At least the tears, I mumble,
wash away the dust as they tumble.

Quarantine 2

‘Tis strange, this predicament of isolation.
Never have such attempts been made
to lock down an entire nation;
for times have gone past the nascent state of aid.

“Unprecedented” is said on every frequency,
promptly followed by “don’t panic”;
only guess what people do: hoard greedily,
descending rapidly into a state of manic.

A far cry from times when this was “just a flu”;
now, the crematoriums are packed full.
There is no place left to queue;
simply pronouncing the death count is a mouthful.

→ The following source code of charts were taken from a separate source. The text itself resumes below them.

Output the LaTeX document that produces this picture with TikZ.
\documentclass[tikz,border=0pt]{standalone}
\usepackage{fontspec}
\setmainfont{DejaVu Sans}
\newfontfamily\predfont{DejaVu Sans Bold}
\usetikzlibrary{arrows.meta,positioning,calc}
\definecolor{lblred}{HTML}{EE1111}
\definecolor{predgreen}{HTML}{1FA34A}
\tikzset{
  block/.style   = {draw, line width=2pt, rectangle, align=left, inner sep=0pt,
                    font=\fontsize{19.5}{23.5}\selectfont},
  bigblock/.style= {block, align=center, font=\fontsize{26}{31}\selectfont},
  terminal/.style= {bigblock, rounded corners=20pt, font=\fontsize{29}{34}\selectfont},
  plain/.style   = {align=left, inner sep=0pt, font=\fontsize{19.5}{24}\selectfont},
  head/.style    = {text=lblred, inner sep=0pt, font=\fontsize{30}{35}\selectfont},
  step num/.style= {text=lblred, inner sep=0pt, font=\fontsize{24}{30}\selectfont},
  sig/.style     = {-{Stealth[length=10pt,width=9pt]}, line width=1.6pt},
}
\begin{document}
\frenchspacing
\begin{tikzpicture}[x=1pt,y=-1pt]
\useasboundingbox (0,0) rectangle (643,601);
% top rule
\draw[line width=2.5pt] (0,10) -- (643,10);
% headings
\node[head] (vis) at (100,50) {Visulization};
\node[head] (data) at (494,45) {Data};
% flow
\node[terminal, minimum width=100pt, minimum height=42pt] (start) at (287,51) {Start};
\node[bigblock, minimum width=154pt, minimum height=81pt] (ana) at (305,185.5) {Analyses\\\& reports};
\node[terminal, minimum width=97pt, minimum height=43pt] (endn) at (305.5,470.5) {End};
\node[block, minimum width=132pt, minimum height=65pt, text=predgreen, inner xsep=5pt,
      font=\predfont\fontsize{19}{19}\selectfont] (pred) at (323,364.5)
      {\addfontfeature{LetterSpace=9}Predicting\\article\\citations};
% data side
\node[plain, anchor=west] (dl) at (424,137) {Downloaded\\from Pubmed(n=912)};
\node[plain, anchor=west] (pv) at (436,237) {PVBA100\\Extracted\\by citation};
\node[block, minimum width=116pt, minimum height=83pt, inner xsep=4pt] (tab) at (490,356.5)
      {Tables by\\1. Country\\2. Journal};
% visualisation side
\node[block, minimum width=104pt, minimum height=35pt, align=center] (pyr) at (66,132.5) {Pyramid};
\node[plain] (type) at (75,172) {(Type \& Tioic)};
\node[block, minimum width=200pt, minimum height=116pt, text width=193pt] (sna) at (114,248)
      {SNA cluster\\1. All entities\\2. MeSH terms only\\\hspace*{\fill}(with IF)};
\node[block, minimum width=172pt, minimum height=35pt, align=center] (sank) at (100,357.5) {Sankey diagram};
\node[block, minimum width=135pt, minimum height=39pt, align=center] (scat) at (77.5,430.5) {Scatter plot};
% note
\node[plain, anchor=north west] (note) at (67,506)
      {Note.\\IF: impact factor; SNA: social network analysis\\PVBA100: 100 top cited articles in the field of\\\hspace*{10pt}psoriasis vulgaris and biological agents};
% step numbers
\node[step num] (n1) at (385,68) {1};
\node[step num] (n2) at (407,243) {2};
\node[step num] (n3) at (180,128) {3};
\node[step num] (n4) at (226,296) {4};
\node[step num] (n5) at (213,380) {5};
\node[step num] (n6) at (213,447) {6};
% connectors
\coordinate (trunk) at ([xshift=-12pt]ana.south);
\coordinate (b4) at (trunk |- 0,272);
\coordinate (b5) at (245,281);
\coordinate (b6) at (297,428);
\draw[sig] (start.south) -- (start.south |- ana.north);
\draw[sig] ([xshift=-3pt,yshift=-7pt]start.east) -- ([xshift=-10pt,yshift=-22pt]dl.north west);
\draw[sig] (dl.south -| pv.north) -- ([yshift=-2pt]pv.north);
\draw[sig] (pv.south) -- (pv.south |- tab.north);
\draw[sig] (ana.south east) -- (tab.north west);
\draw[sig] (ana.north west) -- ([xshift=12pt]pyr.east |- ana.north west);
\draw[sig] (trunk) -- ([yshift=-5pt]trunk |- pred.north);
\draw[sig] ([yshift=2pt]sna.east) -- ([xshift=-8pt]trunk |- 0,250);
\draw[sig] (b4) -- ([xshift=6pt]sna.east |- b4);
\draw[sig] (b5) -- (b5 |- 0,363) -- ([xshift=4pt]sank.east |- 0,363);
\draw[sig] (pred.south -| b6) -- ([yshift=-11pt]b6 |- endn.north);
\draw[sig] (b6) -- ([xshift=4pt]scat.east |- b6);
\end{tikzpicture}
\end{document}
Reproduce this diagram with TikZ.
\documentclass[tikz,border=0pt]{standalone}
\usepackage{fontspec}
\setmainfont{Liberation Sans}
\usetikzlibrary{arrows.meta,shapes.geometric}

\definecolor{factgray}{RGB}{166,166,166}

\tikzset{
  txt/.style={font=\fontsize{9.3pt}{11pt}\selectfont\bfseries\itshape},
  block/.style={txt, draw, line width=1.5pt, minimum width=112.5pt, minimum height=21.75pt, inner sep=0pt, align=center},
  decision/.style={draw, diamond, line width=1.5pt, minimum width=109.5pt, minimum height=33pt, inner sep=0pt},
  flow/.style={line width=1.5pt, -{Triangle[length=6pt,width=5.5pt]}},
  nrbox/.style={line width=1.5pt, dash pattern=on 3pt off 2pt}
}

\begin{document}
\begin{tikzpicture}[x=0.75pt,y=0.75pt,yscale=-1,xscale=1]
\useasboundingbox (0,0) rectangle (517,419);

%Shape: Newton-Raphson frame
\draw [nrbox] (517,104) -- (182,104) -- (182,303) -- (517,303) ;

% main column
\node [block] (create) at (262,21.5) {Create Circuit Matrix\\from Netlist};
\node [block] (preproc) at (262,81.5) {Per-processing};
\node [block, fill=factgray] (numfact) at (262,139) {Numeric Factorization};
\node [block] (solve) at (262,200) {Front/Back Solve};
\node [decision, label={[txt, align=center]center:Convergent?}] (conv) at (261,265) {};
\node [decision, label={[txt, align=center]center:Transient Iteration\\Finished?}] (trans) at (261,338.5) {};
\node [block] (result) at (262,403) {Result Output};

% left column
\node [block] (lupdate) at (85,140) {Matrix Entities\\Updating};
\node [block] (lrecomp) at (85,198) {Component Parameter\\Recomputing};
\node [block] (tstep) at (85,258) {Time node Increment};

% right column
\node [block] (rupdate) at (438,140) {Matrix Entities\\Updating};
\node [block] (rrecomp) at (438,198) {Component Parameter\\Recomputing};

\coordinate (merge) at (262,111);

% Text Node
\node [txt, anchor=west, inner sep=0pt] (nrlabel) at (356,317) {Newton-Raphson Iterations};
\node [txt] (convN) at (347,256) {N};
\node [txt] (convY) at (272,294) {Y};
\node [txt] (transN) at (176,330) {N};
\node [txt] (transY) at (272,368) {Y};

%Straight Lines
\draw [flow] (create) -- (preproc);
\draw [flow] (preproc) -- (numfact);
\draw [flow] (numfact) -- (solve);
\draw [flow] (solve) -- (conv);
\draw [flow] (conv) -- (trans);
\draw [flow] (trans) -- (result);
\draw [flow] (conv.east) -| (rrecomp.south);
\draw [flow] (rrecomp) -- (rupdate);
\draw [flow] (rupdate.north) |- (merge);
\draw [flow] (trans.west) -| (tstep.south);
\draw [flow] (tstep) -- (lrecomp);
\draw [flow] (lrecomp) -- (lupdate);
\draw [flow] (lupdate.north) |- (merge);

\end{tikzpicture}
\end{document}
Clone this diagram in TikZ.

In many places, no time for mourning
for it is a war in peacetime.
Eventually, hopefully, this will bring a new morning
when the disease will be past its prime.

But that day seems indeed a long way off;
a glimmer, a glint at the end of the tunnel.
These thoughts arrive as I stifle a cough;
it is time to rest my head upon the flannel
and spare a thought for those
whose times are more morose.

Uncle Claude

Romeo and Juliet never met,
Shakespeare was a lie.
My cat is not a pet,
stop making that sigh!

Their relationship, a fraud
Like everything nowadays.
An example, Uncle Claude,
all he does is go on holidays.
His accounts, nothing to applaud:
setting stacks of cash ablaze.

But this fiery stack
doesn’t help Claude unpack.
Since he’s stuck on a ship,
he left the captain no tip.

His behaviour is appalling,
he should just be left there;
but then he wouldn’t stop telling
people about Shakespeare’s made-up pair.

The ambulance

An azure-blue sky
so bright, shining.
The sun set into it,
like a gem,
a glowing amber,
radiating heat,
radiating life.

And the bumblebees bumble by bushes
looking lost.
But this is what we think.
With our big societies,
rich civilisations, think.

A glimpse of a bright car
on the road
a van, flashing lights.
Oh no, I think.
Not again.
Not here.

Screeching suddenly, it stops.
Suited-up silhouettes sprinting.
A rush,
a deathly urgency.

Life is in slow motion
now even more so
like pressing ‘rewind’
on a remote with no batteries.

A person, on a stretcher
comes out.
The masks and gloves
slam doors
and all of it
is over.
As quickly as it began.

That’s life
or what remains of it
under quarantine.

I’m not tired!

I’m not tired
I’m wide awake.
With eyes bulging
and adrenaline rushing
sleep is no option to make.

I’d go flying,
But I have no plane
I’d start reading
But the sentences are too long.

I’m sitting,
not lying down.
Upright, back straight
or that’s what I think.

Glancing at the downy duvet,
the plump pillows,
the mellow mattress
I reflect.
Is this what I want?
To melt into its supple embrace?
But I’m not tired!

I won’t sleep.
I’ll conquer the world
become President
or an astronaut!

Tomorrow.

Emotions

An adrenaline rush
from your stomach
to your head – soaring

Pent-up tension
needing to evaporate
but instead
it just keeps rising, pushing
boiling, steaming
needing to
get out.

Is it love? Affection?
Or more,
a kind of anger,
frustration?

They say you should breathe
“count to ten”
or whatever.
Does it really work
if you’re
suffering?

Quarantine

My beard has grown long,
many protein-made appendages;
it was quite a bodily throng.

We can listen to Dire Straits
and scribble on tree derivatives.
We have not yet met our fates
and we shouldn’t see our relatives.

This is a time for family unity
except, from a distance
and perhaps worshipping a deity.
It provides much-needed resonance
in a house, now a community.

Meet your friends, can you not;
only through a digital medium
can you see their untidy cot
while they’re playing games marked “freemium”.

Who knows how long this will last;
at least I’ve got time to fantasise
about all the ladies I’ve made aghast.